▶ **WRITTEN TASK**:
Print, word for word, every line from the beginning of the listing up to and including the line with "0.860, 0.896, 0.946]". Pictures are to be excluded.

====== SUPPLIED RECORDS ======

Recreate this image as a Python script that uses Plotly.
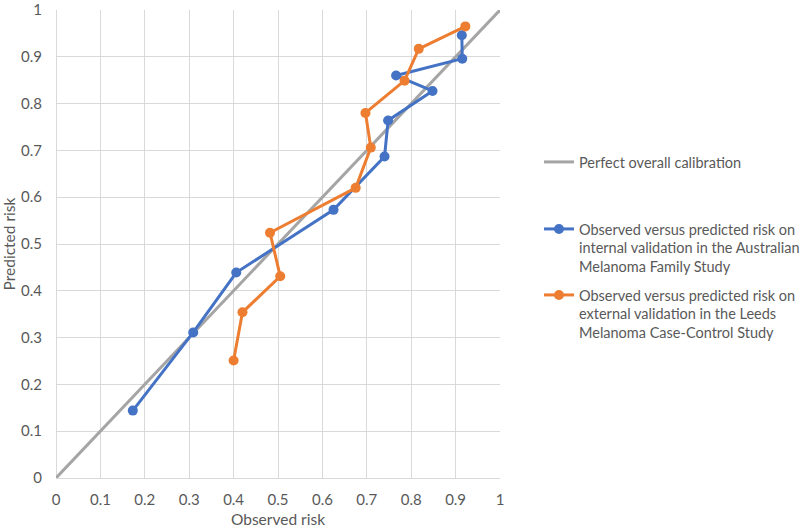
import plotly.graph_objects as go

# Data
diag_x = [0, 1]
diag_y = [0, 1]

amfs_observed = [0.173, 0.309, 0.406, 0.625, 0.740, 0.748, 0.848, 0.766, 0.915, 0.914]
amfs_predicted = [0.144, 0.311, 0.439, 0.573, 0.687, 0.764, 0.827, 0.860, 0.896, 0.946]

leeds_observed = [0.400, 0.420, 0.505, 0.482, 0.675, 0.709, 0.697, 0.785, 0.817, 0.922]
leeds_predicted = [0.251, 0.354, 0.431, 0.524, 0.620, 0.706, 0.780, 0.849, 0.917, 0.965]

tick_vals = [0, 0.1, 0.2, 0.3, 0.4, 0.5, 0.6, 0.7, 0.8, 0.9, 1]
tick_text = ["0", "0.1", "0.2", "0.3", "0.4", "0.5", "0.6", "0.7", "0.8", "0.9", "1"]

name_diag = "Perfect overall calibration"
name_amfs = "Observed versus predicted risk on<br>internal validation in the Australian<br>Melanoma Family Study"
name_leeds = "Observed versus predicted risk on<br>external validation in the Leeds<br>Melanoma Case-Control Study"

GRAY = "#A5A5A5"
BLUE = "#4472C4"
ORANGE = "#ED7D31"
TXT = "#595959"
FONT = "Lato"

fig = go.Figure()
fig.add_trace(go.Scatter(x=diag_x, y=diag_y, mode="lines", name=name_diag,
                         line=dict(color=GRAY, width=3), legend="legend"))
fig.add_trace(go.Scatter(x=amfs_observed, y=amfs_predicted, mode="lines+markers", name=name_amfs,
                         line=dict(color=BLUE, width=3), marker=dict(color=BLUE, size=10),
                         legend="legend2"))
fig.add_trace(go.Scatter(x=leeds_observed, y=leeds_predicted, mode="lines+markers", name=name_leeds,
                         line=dict(color=ORANGE, width=3), marker=dict(color=ORANGE, size=10),
                         legend="legend3"))

legend_common = dict(xref="container", yref="container", x=539/800, xanchor="left",
                     font=dict(family=FONT, size=14.5, color=TXT), bgcolor="rgba(0,0,0,0)",
                     valign="top", borderwidth=0)

axis_common = dict(tickmode="array", tickvals=tick_vals, ticktext=tick_text,
                   showgrid=True, gridcolor="#D9D9D9", gridwidth=1,
                   zeroline=True, zerolinecolor="#D9D9D9", zerolinewidth=1, showline=False,
                   ticks="outside", tickcolor="rgba(0,0,0,0)", ticklabeloverflow="allow",
                   automargin=False, tickfont=dict(family=FONT, size=15, color=TXT),
                   fixedrange=True)

fig.update_layout(
    width=800, height=528,
    margin=dict(l=56, r=300, t=10, b=50, autoexpand=False),
    paper_bgcolor="white", plot_bgcolor="white",
    font=dict(family=FONT, size=15, color=TXT),
    showlegend=True,
    legend=dict(**legend_common, y=1 - 162/528, yanchor="middle"),
    legend2=dict(**legend_common, y=1 - 213/528, yanchor="top"),
    legend3=dict(**legend_common, y=1 - 279/528, yanchor="top"),
    xaxis=dict(**axis_common, range=[0, 1], ticklen=8,
               title=dict(text="Observed risk", font=dict(family=FONT, size=15.5, color=TXT), standoff=9)),
    yaxis=dict(**axis_common, range=[0, 1], ticklen=10,
               title=dict(text="Predicted risk", font=dict(family=FONT, size=15.5, color=TXT), standoff=4)),
)

fig.write_html("out.html", config={"displayModeBar": False},
               post_script="document.body.style.margin='0';")
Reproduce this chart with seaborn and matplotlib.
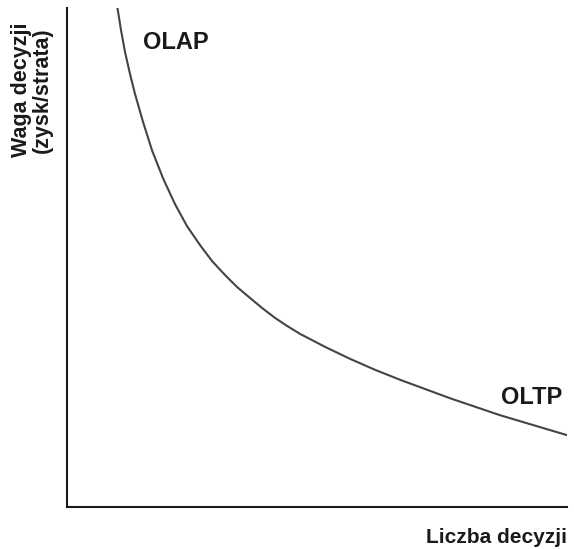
import pandas as pd
import matplotlib.pyplot as plt
import seaborn as sns

# curve (arbitrary units, both axes 0..10)
liczba = [1.01, 1.08, 1.16, 1.26, 1.36, 1.52, 1.70, 1.92, 2.16, 2.40,
          2.66, 2.90, 3.16, 3.40, 3.66, 3.90, 4.16, 4.40, 4.66, 5.16,
          5.66, 6.16, 6.66, 7.66, 8.66, 10.0]
waga = [10.0, 9.56, 9.12, 8.68, 8.28, 7.72, 7.15, 6.59, 6.07, 5.63,
        5.25, 4.93, 4.65, 4.41, 4.19, 3.99, 3.79, 3.63, 3.47, 3.21,
        2.97, 2.75, 2.55, 2.18, 1.84, 1.44]

curve = pd.DataFrame({"Liczba decyzji": liczba, "Waga": waga})

sns.set_style("white")
plt.rcParams['font.family'] = ['Liberation Sans', 'DejaVu Sans']

fig = plt.figure(figsize=(5.74, 5.49), dpi=100)
ax = fig.add_axes([0.1167, 0.0765, 0.8711, 0.9089])

sns.lineplot(data=curve, x="Liczba decyzji", y="Waga", ax=ax,
             color="#444444", linewidth=1.5)

ax.set_xlim(0, 10)
ax.set_ylim(0, 10)
ax.set_xticks([])
ax.set_yticks([])
ax.set_xlabel("")
ax.set_ylabel("")
sns.despine(ax=ax)
for s in ["left", "bottom"]:
    ax.spines[s].set_color("#1a1a1a")
    ax.spines[s].set_linewidth(1.5)

ax.text(0.152, 0.93, "OLAP", transform=ax.transAxes, fontsize=17,
        fontweight="bold", color="#1a1a1a", ha="left", va="center")
ax.text(0.99, 0.22, "OLTP", transform=ax.transAxes, fontsize=17,
        fontweight="bold", color="#1a1a1a", ha="right", va="center")
ax.text(1.0, -0.062, "Liczba decyzji", transform=ax.transAxes, fontsize=15,
        fontweight="bold", color="#1a1a1a", ha="right", va="center")
ax.text(-0.07, 0.836, "Waga decyzji\n(zysk/strata)", transform=ax.transAxes,
        fontsize=15.5, fontweight="bold", color="#1a1a1a", rotation=90,
        ha="center", va="center", multialignment="center", linespacing=1.0)

fig.savefig("out.png", dpi=100)
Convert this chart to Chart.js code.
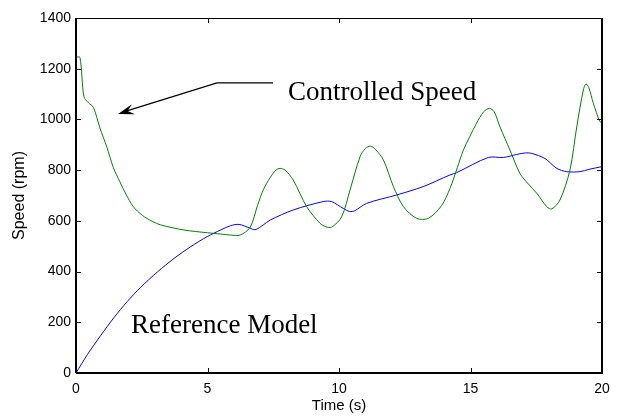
<!DOCTYPE html>
<html>
<head>
<meta charset="utf-8">
<script src="https://cdn.jsdelivr.net/npm/chart.js@4"></script>
<style>
  html, body { margin: 0; padding: 0; background: #fff; }
  #wrap { width: 623px; height: 417px; }
</style>
</head>
<body>
<div id="wrap"><canvas id="speedChart"></canvas></div>
<script>
// controlled speed (green)
const ctrlTime = [0, 0.15, 0.3, 0.47, 0.66, 0.91, 1.17, 1.42, 1.67, 1.9, 2.18, 2.52, 2.9, 3.22, 4.1, 5.0, 5.5, 5.88, 6.24,
  6.62, 6.9, 7.12, 7.38, 7.6, 7.76, 7.95, 8.26, 8.77, 9.28, 9.5, 9.72, 10.1, 10.42, 10.8, 11.0, 11.2, 11.4, 11.69,
  12.07, 12.45, 12.95, 13.4, 13.9, 14.22, 14.5, 14.73, 15.23, 15.5, 15.72, 15.9, 16.12, 16.5, 16.88, 17.2, 17.52,
  17.9, 18.09, 18.4, 18.78, 19.04, 19.29, 19.39, 19.5, 19.67, 19.92, 20];
const ctrlSpeed = [1245, 1245, 1090, 1066, 1048, 966, 892, 810, 754, 705, 656, 622, 598, 584, 564, 553, 548, 544, 544,
  574, 660, 722, 770, 800, 807, 800, 761, 656, 590, 577, 575, 616, 722, 853, 885, 895, 880, 840,
  735, 656, 610, 610, 660, 728, 810, 879, 985, 1030, 1044, 1030, 971, 879, 787, 745, 709,
  656, 647, 682, 800, 971, 1116, 1140, 1125, 1064, 991, 990];

// reference model (blue)
const refTime = [0, 0.43, 0.94, 1.44, 1.95, 2.46, 3.09, 3.73, 4.36, 4.99, 5.5, 5.88, 6.2, 6.6, 6.81, 7.12, 7.38, 8.26,
  9.4, 9.72, 10.16, 10.4, 10.6, 11.05, 12.19, 13.2, 14.22, 14.47, 15.68, 16.25, 16.76, 17.1, 17.33, 17.83, 18.28,
  18.66, 19.16, 19.5, 20];
const refSpeed = [0, 72, 148, 218, 282, 338, 398, 452, 498, 538, 564, 581, 586, 572, 565, 584, 603, 643,
  676, 676, 649, 637, 640, 669, 702, 735, 781, 790, 850, 850, 862, 868, 866, 846, 807,
  794, 794, 803, 814];

const xTicks = [0, 5, 10, 15, 20];
const yTicks = [0, 200, 400, 600, 800, 1000, 1200, 1400];

function toPoints(xs, ys) {
  return xs.map((x, i) => ({ x: x, y: ys[i] }));
}

// box with inward ticks on all four sides, plus the text labels and arrow
const matlabFrame = {
  id: "matlabFrame",
  afterDatasetsDraw(chart) {
    const ctx = chart.ctx;
    const a = chart.chartArea;
    const xs = chart.scales.x;
    const ys = chart.scales.y;
    const tl = 5;

    ctx.save();
    ctx.strokeStyle = "#000";
    ctx.lineWidth = 1;
    ctx.strokeRect(a.left + 0.5, a.top + 0.5, a.right - a.left, a.bottom - a.top);
    ctx.lineWidth = 2;
    ctx.beginPath();
    ctx.moveTo(a.left, a.bottom);
    ctx.lineTo(a.right, a.bottom);
    ctx.moveTo(a.right, a.top);
    ctx.lineTo(a.right, a.bottom);
    ctx.moveTo(a.left, a.top);
    ctx.lineTo(a.left, a.bottom);
    ctx.stroke();

    ctx.lineWidth = 1;
    ctx.beginPath();
    xTicks.forEach(v => {
      const px = Math.round(xs.getPixelForValue(v)) + 0.5;
      ctx.moveTo(px, a.bottom);
      ctx.lineTo(px, a.bottom - tl);
      ctx.moveTo(px, a.top);
      ctx.lineTo(px, a.top + tl);
    });
    yTicks.forEach(v => {
      const py = Math.round(ys.getPixelForValue(v)) + 0.5;
      ctx.moveTo(a.left, py);
      ctx.lineTo(a.left + tl, py);
      ctx.moveTo(a.right, py);
      ctx.lineTo(a.right - tl, py);
    });
    ctx.stroke();

    // annotations
    ctx.fillStyle = "#000";
    ctx.font = "27px 'Liberation Serif', 'Times New Roman', serif";
    ctx.textBaseline = "alphabetic";
    ctx.textAlign = "left";
    ctx.fillText("Controlled Speed", xs.getPixelForValue(8.06), ys.getPixelForValue(1078));
    ctx.fillText("Reference Model", xs.getPixelForValue(2.09), ys.getPixelForValue(158));

    const p0 = [xs.getPixelForValue(7.49), ys.getPixelForValue(1144)];
    const p1 = [xs.getPixelForValue(5.36), ys.getPixelForValue(1144)];
    const tip = [xs.getPixelForValue(1.6), ys.getPixelForValue(1021)];
    ctx.lineWidth = 1.2;
    ctx.beginPath();
    ctx.moveTo(p0[0], p0[1]);
    ctx.lineTo(p1[0], p1[1]);
    ctx.lineTo(tip[0] + 8, tip[1] - 3);
    ctx.stroke();

    const ang = Math.atan2(p1[1] - tip[1], p1[0] - tip[0]);
    const len = 17, spread = 0.32;
    ctx.beginPath();
    ctx.moveTo(tip[0], tip[1]);
    ctx.lineTo(tip[0] + len * Math.cos(ang + spread), tip[1] + len * Math.sin(ang + spread));
    ctx.lineTo(tip[0] + 10 * Math.cos(ang), tip[1] + 10 * Math.sin(ang));
    ctx.lineTo(tip[0] + len * Math.cos(ang - spread), tip[1] + len * Math.sin(ang - spread));
    ctx.closePath();
    ctx.fill();
    ctx.restore();
  }
};

new Chart(document.getElementById("speedChart"), {
  type: "line",
  data: {
    datasets: [
      {
        label: "Controlled Speed",
        data: toPoints(ctrlTime, ctrlSpeed),
        borderColor: "#008000",
        borderWidth: 1,
        pointRadius: 0,
        tension: 0.3
      },
      {
        label: "Reference Model",
        data: toPoints(refTime, refSpeed),
        borderColor: "#0000ff",
        borderWidth: 1,
        pointRadius: 0,
        tension: 0.3
      }
    ]
  },
  options: {
    responsive: true,
    maintainAspectRatio: false,
    animation: false,
    layout: { padding: { left: 0, right: 21, top: 18, bottom: 0 } },
    plugins: {
      legend: { display: false },
      tooltip: { enabled: false }
    },
    scales: {
      x: {
        type: "linear",
        min: 0,
        max: 20,
        afterBuildTicks: s => { s.ticks = xTicks.map(v => ({ value: v })); },
        afterFit: s => { s.height = 44; },
        grid: { display: false, drawTicks: false },
        border: { display: false },
        ticks: {
          color: "#000",
          padding: 8,
          callback: v => String(v),
          font: { family: "'Liberation Sans', Arial, sans-serif", size: 14 }
        },
        title: {
          display: true,
          text: "Time (s)",
          color: "#000",
          padding: { top: 0, bottom: 2 },
          font: { family: "'Liberation Sans', Arial, sans-serif", size: 15 }
        }
      },
      y: {
        min: 0,
        max: 1400,
        afterBuildTicks: s => { s.ticks = yTicks.map(v => ({ value: v })); },
        afterFit: s => { s.width = 76; },
        grid: { display: false, drawTicks: false },
        border: { display: false },
        ticks: {
          color: "#000",
          padding: 5,
          callback: v => String(v),
          font: { family: "'Liberation Sans', Arial, sans-serif", size: 14 }
        },
        title: {
          display: true,
          text: "Speed (rpm)",
          color: "#000",
          padding: { top: 10, bottom: 0 },
          font: { family: "'Liberation Sans', Arial, sans-serif", size: 16 }
        }
      }
    }
  },
  plugins: [matlabFrame]
});
</script>
</body>
</html>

======

▶ **COMPLETED TASK**:
Recreate this image as a Python script that uses Plotly.
import plotly.graph_objects as go

# Data
diag_x = [0, 1]
diag_y = [0, 1]

amfs_observed = [0.173, 0.309, 0.406, 0.625, 0.740, 0.748, 0.848, 0.766, 0.915, 0.914]
amfs_predicted = [0.144, 0.311, 0.439, 0.573, 0.687, 0.764, 0.827, 0.860, 0.896, 0.946]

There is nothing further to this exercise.